**What the task asks**
Present the data once more in exactly its original form.

**Collected data**
------------
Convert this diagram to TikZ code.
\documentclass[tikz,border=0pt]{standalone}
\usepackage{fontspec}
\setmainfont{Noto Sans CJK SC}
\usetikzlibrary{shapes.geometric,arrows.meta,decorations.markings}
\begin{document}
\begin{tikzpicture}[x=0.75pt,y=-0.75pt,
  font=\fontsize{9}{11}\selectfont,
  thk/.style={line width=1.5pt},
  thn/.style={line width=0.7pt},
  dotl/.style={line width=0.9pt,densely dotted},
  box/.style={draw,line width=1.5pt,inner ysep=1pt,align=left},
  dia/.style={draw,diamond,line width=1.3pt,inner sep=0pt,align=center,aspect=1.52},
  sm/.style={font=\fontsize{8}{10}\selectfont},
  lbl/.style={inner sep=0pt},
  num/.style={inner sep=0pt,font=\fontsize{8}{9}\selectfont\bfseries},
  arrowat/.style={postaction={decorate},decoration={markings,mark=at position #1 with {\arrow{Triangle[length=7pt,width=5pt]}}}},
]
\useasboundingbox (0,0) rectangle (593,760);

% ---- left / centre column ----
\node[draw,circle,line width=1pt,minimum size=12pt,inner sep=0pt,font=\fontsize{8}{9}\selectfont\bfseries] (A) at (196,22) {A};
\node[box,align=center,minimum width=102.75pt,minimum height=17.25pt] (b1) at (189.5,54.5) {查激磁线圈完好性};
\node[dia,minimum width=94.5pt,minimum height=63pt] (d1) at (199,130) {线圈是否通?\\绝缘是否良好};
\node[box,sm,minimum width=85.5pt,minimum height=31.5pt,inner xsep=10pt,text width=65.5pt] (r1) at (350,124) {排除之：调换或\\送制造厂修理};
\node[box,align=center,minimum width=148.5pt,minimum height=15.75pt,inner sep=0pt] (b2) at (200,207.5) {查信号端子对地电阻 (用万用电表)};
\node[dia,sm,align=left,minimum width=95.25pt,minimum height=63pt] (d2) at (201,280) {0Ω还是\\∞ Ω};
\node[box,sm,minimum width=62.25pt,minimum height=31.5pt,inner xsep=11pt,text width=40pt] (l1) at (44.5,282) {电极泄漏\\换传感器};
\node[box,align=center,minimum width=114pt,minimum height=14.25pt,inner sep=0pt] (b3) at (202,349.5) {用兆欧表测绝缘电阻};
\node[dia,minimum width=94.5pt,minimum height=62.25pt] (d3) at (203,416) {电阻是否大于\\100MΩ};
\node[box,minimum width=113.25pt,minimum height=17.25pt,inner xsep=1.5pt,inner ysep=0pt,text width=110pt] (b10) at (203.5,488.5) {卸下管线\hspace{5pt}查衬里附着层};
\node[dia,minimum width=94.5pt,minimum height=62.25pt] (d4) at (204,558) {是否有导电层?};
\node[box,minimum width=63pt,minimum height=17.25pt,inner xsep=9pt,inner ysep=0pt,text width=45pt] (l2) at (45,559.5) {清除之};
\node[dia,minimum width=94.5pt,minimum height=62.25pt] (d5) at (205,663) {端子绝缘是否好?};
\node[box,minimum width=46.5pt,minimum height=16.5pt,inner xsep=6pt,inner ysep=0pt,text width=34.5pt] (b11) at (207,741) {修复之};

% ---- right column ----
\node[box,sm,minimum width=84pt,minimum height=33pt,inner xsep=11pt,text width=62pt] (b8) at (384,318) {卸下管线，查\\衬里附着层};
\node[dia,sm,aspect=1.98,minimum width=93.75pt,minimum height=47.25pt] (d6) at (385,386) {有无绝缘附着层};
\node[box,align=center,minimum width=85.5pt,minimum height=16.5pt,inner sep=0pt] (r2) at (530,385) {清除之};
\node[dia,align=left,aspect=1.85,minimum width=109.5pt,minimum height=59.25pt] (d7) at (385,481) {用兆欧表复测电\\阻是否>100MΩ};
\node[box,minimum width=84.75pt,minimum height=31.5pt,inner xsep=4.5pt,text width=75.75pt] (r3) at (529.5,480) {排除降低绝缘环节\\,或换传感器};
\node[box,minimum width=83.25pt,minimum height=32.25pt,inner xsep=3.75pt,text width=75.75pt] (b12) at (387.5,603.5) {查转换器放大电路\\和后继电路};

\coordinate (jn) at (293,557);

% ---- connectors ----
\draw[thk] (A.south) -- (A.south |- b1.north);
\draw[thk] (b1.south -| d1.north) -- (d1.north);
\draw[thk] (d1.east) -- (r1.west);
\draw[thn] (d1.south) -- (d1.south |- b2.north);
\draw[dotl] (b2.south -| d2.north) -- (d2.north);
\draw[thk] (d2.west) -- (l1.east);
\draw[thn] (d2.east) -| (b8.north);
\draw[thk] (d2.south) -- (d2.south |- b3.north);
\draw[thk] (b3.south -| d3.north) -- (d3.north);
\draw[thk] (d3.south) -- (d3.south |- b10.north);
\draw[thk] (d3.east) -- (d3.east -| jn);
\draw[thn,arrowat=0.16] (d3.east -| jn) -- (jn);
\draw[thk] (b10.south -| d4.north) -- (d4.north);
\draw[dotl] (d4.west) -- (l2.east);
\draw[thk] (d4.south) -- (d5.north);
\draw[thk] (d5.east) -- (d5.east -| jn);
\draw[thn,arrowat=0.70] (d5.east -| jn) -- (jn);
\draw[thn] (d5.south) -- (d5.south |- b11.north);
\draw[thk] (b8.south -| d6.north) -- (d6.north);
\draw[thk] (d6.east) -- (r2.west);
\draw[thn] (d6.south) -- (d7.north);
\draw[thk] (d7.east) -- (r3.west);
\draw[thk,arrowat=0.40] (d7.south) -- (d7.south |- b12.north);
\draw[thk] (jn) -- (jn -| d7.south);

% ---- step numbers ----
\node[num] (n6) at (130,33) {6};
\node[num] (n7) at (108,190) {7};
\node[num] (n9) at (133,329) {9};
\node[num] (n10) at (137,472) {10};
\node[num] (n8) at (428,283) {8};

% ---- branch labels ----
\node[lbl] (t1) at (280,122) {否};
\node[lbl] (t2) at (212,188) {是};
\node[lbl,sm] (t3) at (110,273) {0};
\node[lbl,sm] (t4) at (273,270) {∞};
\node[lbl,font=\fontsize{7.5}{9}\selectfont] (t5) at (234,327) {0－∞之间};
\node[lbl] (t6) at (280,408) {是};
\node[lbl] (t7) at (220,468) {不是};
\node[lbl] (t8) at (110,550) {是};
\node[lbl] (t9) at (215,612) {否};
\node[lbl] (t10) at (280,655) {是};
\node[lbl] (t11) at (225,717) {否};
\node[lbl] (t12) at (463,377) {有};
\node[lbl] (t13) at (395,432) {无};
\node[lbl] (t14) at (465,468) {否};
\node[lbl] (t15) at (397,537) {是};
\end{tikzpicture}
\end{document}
------------
**Reply to the exercise**
Convert this diagram to TikZ code.
\documentclass[tikz,border=0pt]{standalone}
\usepackage{fontspec}
\setmainfont{Noto Sans CJK SC}
\usetikzlibrary{shapes.geometric,arrows.meta,decorations.markings}
\begin{document}
\begin{tikzpicture}[x=0.75pt,y=-0.75pt,
  font=\fontsize{9}{11}\selectfont,
  thk/.style={line width=1.5pt},
  thn/.style={line width=0.7pt},
  dotl/.style={line width=0.9pt,densely dotted},
  box/.style={draw,line width=1.5pt,inner ysep=1pt,align=left},
  dia/.style={draw,diamond,line width=1.3pt,inner sep=0pt,align=center,aspect=1.52},
  sm/.style={font=\fontsize{8}{10}\selectfont},
  lbl/.style={inner sep=0pt},
  num/.style={inner sep=0pt,font=\fontsize{8}{9}\selectfont\bfseries},
  arrowat/.style={postaction={decorate},decoration={markings,mark=at position #1 with {\arrow{Triangle[length=7pt,width=5pt]}}}},
]
\useasboundingbox (0,0) rectangle (593,760);

% ---- left / centre column ----
\node[draw,circle,line width=1pt,minimum size=12pt,inner sep=0pt,font=\fontsize{8}{9}\selectfont\bfseries] (A) at (196,22) {A};
\node[box,align=center,minimum width=102.75pt,minimum height=17.25pt] (b1) at (189.5,54.5) {查激磁线圈完好性};
\node[dia,minimum width=94.5pt,minimum height=63pt] (d1) at (199,130) {线圈是否通?\\绝缘是否良好};
\node[box,sm,minimum width=85.5pt,minimum height=31.5pt,inner xsep=10pt,text width=65.5pt] (r1) at (350,124) {排除之：调换或\\送制造厂修理};
\node[box,align=center,minimum width=148.5pt,minimum height=15.75pt,inner sep=0pt] (b2) at (200,207.5) {查信号端子对地电阻 (用万用电表)};
\node[dia,sm,align=left,minimum width=95.25pt,minimum height=63pt] (d2) at (201,280) {0Ω还是\\∞ Ω};
\node[box,sm,minimum width=62.25pt,minimum height=31.5pt,inner xsep=11pt,text width=40pt] (l1) at (44.5,282) {电极泄漏\\换传感器};
\node[box,align=center,minimum width=114pt,minimum height=14.25pt,inner sep=0pt] (b3) at (202,349.5) {用兆欧表测绝缘电阻};
\node[dia,minimum width=94.5pt,minimum height=62.25pt] (d3) at (203,416) {电阻是否大于\\100MΩ};
\node[box,minimum width=113.25pt,minimum height=17.25pt,inner xsep=1.5pt,inner ysep=0pt,text width=110pt] (b10) at (203.5,488.5) {卸下管线\hspace{5pt}查衬里附着层};
\node[dia,minimum width=94.5pt,minimum height=62.25pt] (d4) at (204,558) {是否有导电层?};
\node[box,minimum width=63pt,minimum height=17.25pt,inner xsep=9pt,inner ysep=0pt,text width=45pt] (l2) at (45,559.5) {清除之};
\node[dia,minimum width=94.5pt,minimum height=62.25pt] (d5) at (205,663) {端子绝缘是否好?};
\node[box,minimum width=46.5pt,minimum height=16.5pt,inner xsep=6pt,inner ysep=0pt,text width=34.5pt] (b11) at (207,741) {修复之};

% ---- right column ----
\node[box,sm,minimum width=84pt,minimum height=33pt,inner xsep=11pt,text width=62pt] (b8) at (384,318) {卸下管线，查\\衬里附着层};
\node[dia,sm,aspect=1.98,minimum width=93.75pt,minimum height=47.25pt] (d6) at (385,386) {有无绝缘附着层};
\node[box,align=center,minimum width=85.5pt,minimum height=16.5pt,inner sep=0pt] (r2) at (530,385) {清除之};
\node[dia,align=left,aspect=1.85,minimum width=109.5pt,minimum height=59.25pt] (d7) at (385,481) {用兆欧表复测电\\阻是否>100MΩ};
\node[box,minimum width=84.75pt,minimum height=31.5pt,inner xsep=4.5pt,text width=75.75pt] (r3) at (529.5,480) {排除降低绝缘环节\\,或换传感器};
\node[box,minimum width=83.25pt,minimum height=32.25pt,inner xsep=3.75pt,text width=75.75pt] (b12) at (387.5,603.5) {查转换器放大电路\\和后继电路};

\coordinate (jn) at (293,557);

% ---- connectors ----
\draw[thk] (A.south) -- (A.south |- b1.north);
\draw[thk] (b1.south -| d1.north) -- (d1.north);
\draw[thk] (d1.east) -- (r1.west);
\draw[thn] (d1.south) -- (d1.south |- b2.north);
\draw[dotl] (b2.south -| d2.north) -- (d2.north);
\draw[thk] (d2.west) -- (l1.east);
\draw[thn] (d2.east) -| (b8.north);
\draw[thk] (d2.south) -- (d2.south |- b3.north);
\draw[thk] (b3.south -| d3.north) -- (d3.north);
\draw[thk] (d3.south) -- (d3.south |- b10.north);
\draw[thk] (d3.east) -- (d3.east -| jn);
\draw[thn,arrowat=0.16] (d3.east -| jn) -- (jn);
\draw[thk] (b10.south -| d4.north) -- (d4.north);
\draw[dotl] (d4.west) -- (l2.east);
\draw[thk] (d4.south) -- (d5.north);
\draw[thk] (d5.east) -- (d5.east -| jn);
\draw[thn,arrowat=0.70] (d5.east -| jn) -- (jn);
\draw[thn] (d5.south) -- (d5.south |- b11.north);
\draw[thk] (b8.south -| d6.north) -- (d6.north);
\draw[thk] (d6.east) -- (r2.west);
\draw[thn] (d6.south) -- (d7.north);
\draw[thk] (d7.east) -- (r3.west);
\draw[thk,arrowat=0.40] (d7.south) -- (d7.south |- b12.north);
\draw[thk] (jn) -- (jn -| d7.south);

% ---- step numbers ----
\node[num] (n6) at (130,33) {6};
\node[num] (n7) at (108,190) {7};
\node[num] (n9) at (133,329) {9};
\node[num] (n10) at (137,472) {10};
\node[num] (n8) at (428,283) {8};

% ---- branch labels ----
\node[lbl] (t1) at (280,122) {否};
\node[lbl] (t2) at (212,188) {是};
\node[lbl,sm] (t3) at (110,273) {0};
\node[lbl,sm] (t4) at (273,270) {∞};
\node[lbl,font=\fontsize{7.5}{9}\selectfont] (t5) at (234,327) {0－∞之间};
\node[lbl] (t6) at (280,408) {是};
\node[lbl] (t7) at (220,468) {不是};
\node[lbl] (t8) at (110,550) {是};
\node[lbl] (t9) at (215,612) {否};
\node[lbl] (t10) at (280,655) {是};
\node[lbl] (t11) at (225,717) {否};
\node[lbl] (t12) at (463,377) {有};
\node[lbl] (t13) at (395,432) {无};
\node[lbl] (t14) at (465,468) {否};
\node[lbl] (t15) at (397,537) {是};
\end{tikzpicture}
\end{document}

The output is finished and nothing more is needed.